_Set task_
Only the lines from the start of the data through the line with "15.4, 2.0, 18.0];" belong in the copy. Restate them word for word, minus the pictures.

— Start Supplied material —

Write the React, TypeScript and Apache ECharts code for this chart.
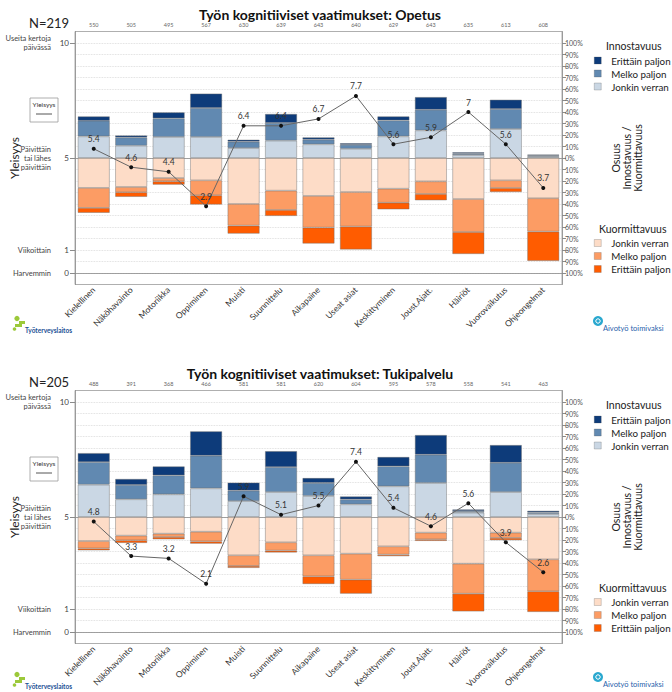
import React, { useEffect, useRef } from "react";
import * as echarts from "echarts";

const categories = ["Kielellinen", "Näköhavainto", "Motoriikka", "Oppiminen", "Muisti", "Suunnittelu", "Aikapaine", "Useat asiat", "Keskittyminen", "Joust.Ajatt.", "Häiriöt", "Vuorovaikutus", "Ohjeongelmat"];

// Panel 1: Opetus
const opetusTitle = "Työn kognitiiviset vaatimukset: Opetus";
const opetusN = "N=219";
const opetusCounts = ["550", "505", "495", "567", "630", "639", "643", "640", "629", "643", "635", "613", "608"];
const opetusYleisyys = [5.4, 4.6, 4.4, 2.9, 6.4, 6.4, 6.7, 7.7, 5.6, 5.9, 7, 5.6, 3.7];
const opetusInnoJonkin = [18.8, 10.7, 18.3, 18.3, 8.7, 15.1, 11.9, 8.0, 18.8, 24.0, 2.6, 25.2, 1.2];
const opetusInnoMelko = [13.6, 7.2, 16.2, 25.2, 5.5, 15.4, 4.1, 3.5, 13.9, 18.0, 1.2, 17.4, 0.9];
const opetusInnoErittain = [3.8, 1.7, 5.2, 12.5, 1.7, 7.8, 2.0, 1.4, 3.5, 11.0, 1.2, 8.1, 0.9];
const opetusKuormJonkin = [26.0, 25.2, 17.4, 19.4, 40.0, 28.4, 33.0, 29.6, 26.7, 20.3, 35.7, 19.4, 35.0];
const opetusKuormMelko = [17.4, 4.6, 2.9, 13.0, 18.8, 16.8, 27.5, 30.0, 12.2, 11.0, 28.7, 6.7, 29.0];
const opetusKuormErittain = [4.3, 4.0, 2.9, 8.1, 7.0, 5.2, 13.9, 20.0, 5.8, 5.5, 19.1, 3.5, 25.5];

// Panel 2: Tukipalvelu
const tukiTitle = "Työn kognitiiviset vaatimukset: Tukipalvelu";
const tukiN = "N=205";
const tukiCounts = ["488", "391", "368", "466", "581", "581", "620", "604", "595", "578", "558", "541", "463"];
const tukiYleisyys = [4.8, 3.3, 3.2, 2.1, 5.9, 5.1, 5.5, 7.4, 5.4, 4.6, 5.6, 3.9, 2.6];
const tukiInnoJonkin = [28.1, 15.4, 19.7, 24.9, 13.9, 21.7, 18.3, 11.0, 26.7, 29.6, 3.8, 21.7, 2.6];
const tukiInnoMelko = [19.7, 12.5, 16.5, 28.4, 9.0, 21.7, 11.3, 4.3, 17.4, 24.6, 1.4, 25.5, 1.4];
const tukiInnoErittain = [7.8, 5.2, 7.8, 21.2, 7.0, 13.9, 4.3, 2.6, 8.1, 17.1, 1.4, 15.4, 1.4];
const tukiKuormJonkin = [20.9, 16.2, 14.5, 12.8, 33.3, 22.0, 33.3, 31.9, 25.5, 13.6, 40.6, 13.6, 36.8];
const tukiKuormMelko = [6.4, 4.1, 2.9, 8.4, 9.3, 7.2, 18.3, 22.6, 7.2, 5.8, 26.1, 4.6, 27.8];
const tukiKuormErittain = [1.7, 2.3, 2.0, 2.0, 1.7, 1.7, 6.7, 12.2, 1.4, 1.4, 15.4, 2.0, 18.0];

const yleisyysTicks = [0, 1, 5, 10];
const yleisyysNames: Record<number, string> = {
  10: "Useita kertoja\npäivässä",
  5: "Päivittäin\ntai lähes\npäivittäin",
  1: "Viikoittain",
  0: "Harvemmin",
};
const pctTicks = [-100, -90, -80, -70, -60, -50, -40, -30, -20, -10, 0, 10, 20, 30, 40, 50, 60, 70, 80, 90, 100];
const innoLegend = ["I:Erittäin paljon", "I:Melko paljon", "I:Jonkin verran"];
const kuormLegend = ["K:Jonkin verran", "K:Melko paljon", "K:Erittäin paljon"];

const F = "Lato, 'Noto Sans', sans-serif";
const COL = {
  ie: "#0d3b7a",
  im: "#6189b1",
  ij: "#cad7e4",
  kj: "#fddcc7",
  km: "#fc9c64",
  ke: "#ff5c00",
};

type PanelData = {
  title: string;
  n: string;
  counts: string[];
  yl: number[];
  ij: number[];
  im: number[];
  ie: number[];
  kj: number[];
  km: number[];
  ke: number[];
};

const panels: PanelData[] = [
  { title: opetusTitle, n: opetusN, counts: opetusCounts, yl: opetusYleisyys, ij: opetusInnoJonkin, im: opetusInnoMelko, ie: opetusInnoErittain, kj: opetusKuormJonkin, km: opetusKuormMelko, ke: opetusKuormErittain },
  { title: tukiTitle, n: tukiN, counts: tukiCounts, yl: tukiYleisyys, ij: tukiInnoJonkin, im: tukiInnoMelko, ie: tukiInnoErittain, kj: tukiKuormJonkin, km: tukiKuormMelko, ke: tukiKuormErittain },
];

const GRID_TOP = [31.5, 390.5];
const LOGO_OFF = [0, 356];
const GRID_H = 253;

function buildOption() {
  const grid: any[] = [];
  const xAxis: any[] = [];
  const yAxis: any[] = [];
  const series: any[] = [];
  const legend: any[] = [];
  const graphic: any[] = [];

  panels.forEach((p, i) => {
    const T = GRID_TOP[i];
    const off = T - GRID_TOP[0];
    grid.push({ left: 75, width: 487, top: T, height: GRID_H, show: true, borderColor: "#9a9a9a", borderWidth: 0.8 });
    xAxis.push({
      type: "category", gridIndex: i, data: categories, position: "bottom",
      axisLine: { lineStyle: { color: "#8a8a8a", width: 0.8 } },
      axisTick: { alignWithLabel: true, length: 4, lineStyle: { color: "#8a8a8a" } },
      axisLabel: { rotate: 45, fontSize: 8.5, color: "#333", fontFamily: F, margin: 4, interval: 0 },
    });
    xAxis.push({
      type: "category", gridIndex: i, data: p.counts, position: "top",
      axisLine: { lineStyle: { color: "#8a8a8a", width: 0.8 } },
      axisTick: { alignWithLabel: true, length: 3, lineStyle: { color: "#8a8a8a" } },
      axisLabel: { fontSize: 5.5, color: "#666", fontFamily: F, margin: 4, interval: 0 },
    });
    yAxis.push({
      type: "value", gridIndex: i, position: "right", min: -110, max: 110, interval: 10,
      axisLine: { show: true, lineStyle: { color: "#8a8a8a", width: 0.8 } },
      axisTick: { show: true, length: 4, customValues: pctTicks, lineStyle: { color: "#8a8a8a" } },
      axisLabel: { customValues: pctTicks, formatter: (v: number) => Math.abs(Math.round(v)) + "%", fontSize: 7, color: "#555", fontFamily: F, margin: 3 },
      splitLine: { show: true, lineStyle: { type: "dotted", color: "#d6d6d6", width: 0.8 } },
    });
    yAxis.push({
      type: "value", gridIndex: i, position: "left", min: -0.5, max: 10.5, interval: 0.5,
      axisLine: { show: true, lineStyle: { color: "#8a8a8a", width: 0.8 } },
      axisTick: { show: true, length: 5, customValues: yleisyysTicks, lineStyle: { color: "#8a8a8a" } },
      axisLabel: { customValues: yleisyysTicks, fontSize: 8, color: "#444", fontFamily: F, margin: 6 },
      splitLine: { show: false },
    });
    yAxis.push({
      type: "value", gridIndex: i, position: "left", min: -0.5, max: 10.5, interval: 0.5,
      axisLine: { show: false }, axisTick: { show: false },
      axisLabel: { customValues: yleisyysTicks, formatter: (v: number) => yleisyysNames[Math.round(v)] || "", fontSize: 7.5, lineHeight: 9, color: "#444", fontFamily: F, margin: 24 },
      splitLine: { show: false },
    });

    const bar = (name: string, data: number[], color: string) => ({
      type: "bar", name, xAxisIndex: 2 * i, yAxisIndex: 3 * i, stack: "st" + i, barWidth: 32,
      data, itemStyle: { color, borderColor: "rgba(105,105,105,0.6)", borderWidth: 0.7 },
      emphasis: { disabled: true }, z: 2,
    });
    series.push(bar("I:Jonkin verran", p.ij, COL.ij));
    series.push(bar("I:Melko paljon", p.im, COL.im));
    series.push(bar("I:Erittäin paljon", p.ie, COL.ie));
    series.push(bar("K:Jonkin verran", p.kj.map((v) => -v), COL.kj));
    series.push(bar("K:Melko paljon", p.km.map((v) => -v), COL.km));
    series.push(bar("K:Erittäin paljon", p.ke.map((v) => -v), COL.ke));
    series.push({
      type: "line", name: "Yleisyys", xAxisIndex: 2 * i, yAxisIndex: 3 * i + 1, data: p.yl,
      symbol: "circle", symbolSize: 4, lineStyle: { color: "#666", width: 1 }, itemStyle: { color: "#111" },
      label: { show: true, position: "top", distance: 3, fontSize: 8.5, color: "#333", fontFamily: F },
      emphasis: { disabled: true }, z: 5,
    });

    const legendCommon = {
      orient: "vertical", left: 594, itemWidth: 7, itemHeight: 7, itemGap: 0, icon: "rect", padding: 0,
      selectedMode: false, formatter: (n: string) => n.slice(2),
      itemStyle: { borderColor: "rgba(80,80,80,0.5)", borderWidth: 0.5 },
      textStyle: { fontSize: 9.8, lineHeight: 13, color: "#222", fontFamily: F, padding: [0, 0, 0, 5] },
    };
    legend.push({ ...legendCommon, top: 54 + off, data: innoLegend });
    legend.push({ ...legendCommon, top: 236.5 + off, data: kuormLegend });

    graphic.push({ type: "text", x: 320, y: 14.5 + off, style: { text: p.title, fontSize: 14, fontWeight: "bold", fontFamily: F, fill: "#111", align: "center", verticalAlign: "middle" } });
    graphic.push({ type: "text", x: 29, y: 23 + off, style: { text: p.n, fontSize: 13, fontFamily: F, fill: "#222", align: "left", verticalAlign: "middle" } });
    graphic.push({ type: "text", x: 606, y: 46 + off, style: { text: "Innostavuus", fontSize: 10.5, fontFamily: F, fill: "#222", align: "left", verticalAlign: "middle" } });
    graphic.push({ type: "text", x: 599, y: 229 + off, style: { text: "Kuormittavuus", fontSize: 10.5, fontFamily: F, fill: "#222", align: "left", verticalAlign: "middle" } });
    graphic.push({ type: "text", x: 627, y: 158 + off, rotation: Math.PI / 2, style: { text: "Osuus\nInnostavuus /\nKuormittavuus", fontSize: 10.5, lineHeight: 11, fontFamily: F, fill: "#222", align: "center", verticalAlign: "middle" } });
    graphic.push({ type: "text", x: 14, y: 158 + off, rotation: Math.PI / 2, style: { text: "Yleisyys", fontSize: 12, fontFamily: F, fill: "#222", align: "center", verticalAlign: "middle" } });
    // Yleisyys key box
    graphic.push({ type: "rect", shape: { x: 30, y: 98 + off, width: 28, height: 24 }, style: { fill: "#fff", stroke: "#999", lineWidth: 0.8 } });
    graphic.push({ type: "text", x: 44, y: 104.5 + off, style: { text: "Yleisyys", fontSize: 6.5, fontFamily: F, fill: "#333", align: "center", verticalAlign: "middle" } });
    graphic.push({ type: "line", shape: { x1: 36, y1: 114 + off, x2: 52, y2: 114 + off }, style: { stroke: "#555", lineWidth: 1 } });

    const lo = LOGO_OFF[i];
    // Työterveyslaitos logo
    graphic.push({ type: "circle", shape: { cx: 17, cy: 318.5 + lo, r: 2.6 }, style: { fill: "#9cc93a" } });
    graphic.push({ type: "polygon", shape: { points: [[19, 321 + lo], [25, 321 + lo], [25, 324 + lo], [22, 324 + lo], [22, 327 + lo], [15, 327 + lo], [15, 324 + lo], [19, 324 + lo]] }, style: { fill: "#9cc93a" } });
    graphic.push({ type: "circle", shape: { cx: 14.5, cy: 329 + lo, r: 1.8 }, style: { fill: "#9cc93a" } });
    graphic.push({ type: "text", x: 25, y: 330 + lo, style: { text: "Työterveyslaitos", fontSize: 6.5, fontWeight: "bold", fontFamily: F, fill: "#1b4f94", align: "left", verticalAlign: "middle" } });
    // Aivotyö toimivaksi logo
    graphic.push({ type: "circle", shape: { cx: 598, cy: 321 + lo, r: 5 }, style: { fill: "#2aa8cf" } });
    graphic.push({ type: "circle", shape: { cx: 598, cy: 321 + lo, r: 2.2 }, style: { fill: "none", stroke: "#fff", lineWidth: 1 } });
    graphic.push({ type: "text", x: 603, y: 328.5 + lo, style: { text: "Aivotyö toimivaksi", fontSize: 7.5, fontFamily: F, fill: "#1f62ab", align: "left", verticalAlign: "middle" } });
  });

  return { animation: false, backgroundColor: "#fff", grid, xAxis, yAxis, series, legend, graphic, textStyle: { fontFamily: F } };
}

export default function App() {
  const ref = useRef<HTMLDivElement>(null);
  useEffect(() => {
    if (!ref.current) return;
    const chart = echarts.init(ref.current, null, { renderer: "svg" });
    chart.setOption(buildOption() as any);
    return () => chart.dispose();
  }, []);
  return <div ref={ref} style={{ position: "absolute", left: 0, top: 0, width: 672, height: 692 }} />;
}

— End Supplied material —

_Written solution_
Write the React, TypeScript and Apache ECharts code for this chart.
import React, { useEffect, useRef } from "react";
import * as echarts from "echarts";

const categories = ["Kielellinen", "Näköhavainto", "Motoriikka", "Oppiminen", "Muisti", "Suunnittelu", "Aikapaine", "Useat asiat", "Keskittyminen", "Joust.Ajatt.", "Häiriöt", "Vuorovaikutus", "Ohjeongelmat"];

// Panel 1: Opetus
const opetusTitle = "Työn kognitiiviset vaatimukset: Opetus";
const opetusN = "N=219";
const opetusCounts = ["550", "505", "495", "567", "630", "639", "643", "640", "629", "643", "635", "613", "608"];
const opetusYleisyys = [5.4, 4.6, 4.4, 2.9, 6.4, 6.4, 6.7, 7.7, 5.6, 5.9, 7, 5.6, 3.7];
const opetusInnoJonkin = [18.8, 10.7, 18.3, 18.3, 8.7, 15.1, 11.9, 8.0, 18.8, 24.0, 2.6, 25.2, 1.2];
const opetusInnoMelko = [13.6, 7.2, 16.2, 25.2, 5.5, 15.4, 4.1, 3.5, 13.9, 18.0, 1.2, 17.4, 0.9];
const opetusInnoErittain = [3.8, 1.7, 5.2, 12.5, 1.7, 7.8, 2.0, 1.4, 3.5, 11.0, 1.2, 8.1, 0.9];
const opetusKuormJonkin = [26.0, 25.2, 17.4, 19.4, 40.0, 28.4, 33.0, 29.6, 26.7, 20.3, 35.7, 19.4, 35.0];
const opetusKuormMelko = [17.4, 4.6, 2.9, 13.0, 18.8, 16.8, 27.5, 30.0, 12.2, 11.0, 28.7, 6.7, 29.0];
const opetusKuormErittain = [4.3, 4.0, 2.9, 8.1, 7.0, 5.2, 13.9, 20.0, 5.8, 5.5, 19.1, 3.5, 25.5];

// Panel 2: Tukipalvelu
const tukiTitle = "Työn kognitiiviset vaatimukset: Tukipalvelu";
const tukiN = "N=205";
const tukiCounts = ["488", "391", "368", "466", "581", "581", "620", "604", "595", "578", "558", "541", "463"];
const tukiYleisyys = [4.8, 3.3, 3.2, 2.1, 5.9, 5.1, 5.5, 7.4, 5.4, 4.6, 5.6, 3.9, 2.6];
const tukiInnoJonkin = [28.1, 15.4, 19.7, 24.9, 13.9, 21.7, 18.3, 11.0, 26.7, 29.6, 3.8, 21.7, 2.6];
const tukiInnoMelko = [19.7, 12.5, 16.5, 28.4, 9.0, 21.7, 11.3, 4.3, 17.4, 24.6, 1.4, 25.5, 1.4];
const tukiInnoErittain = [7.8, 5.2, 7.8, 21.2, 7.0, 13.9, 4.3, 2.6, 8.1, 17.1, 1.4, 15.4, 1.4];
const tukiKuormJonkin = [20.9, 16.2, 14.5, 12.8, 33.3, 22.0, 33.3, 31.9, 25.5, 13.6, 40.6, 13.6, 36.8];
const tukiKuormMelko = [6.4, 4.1, 2.9, 8.4, 9.3, 7.2, 18.3, 22.6, 7.2, 5.8, 26.1, 4.6, 27.8];
const tukiKuormErittain = [1.7, 2.3, 2.0, 2.0, 1.7, 1.7, 6.7, 12.2, 1.4, 1.4, 15.4, 2.0, 18.0];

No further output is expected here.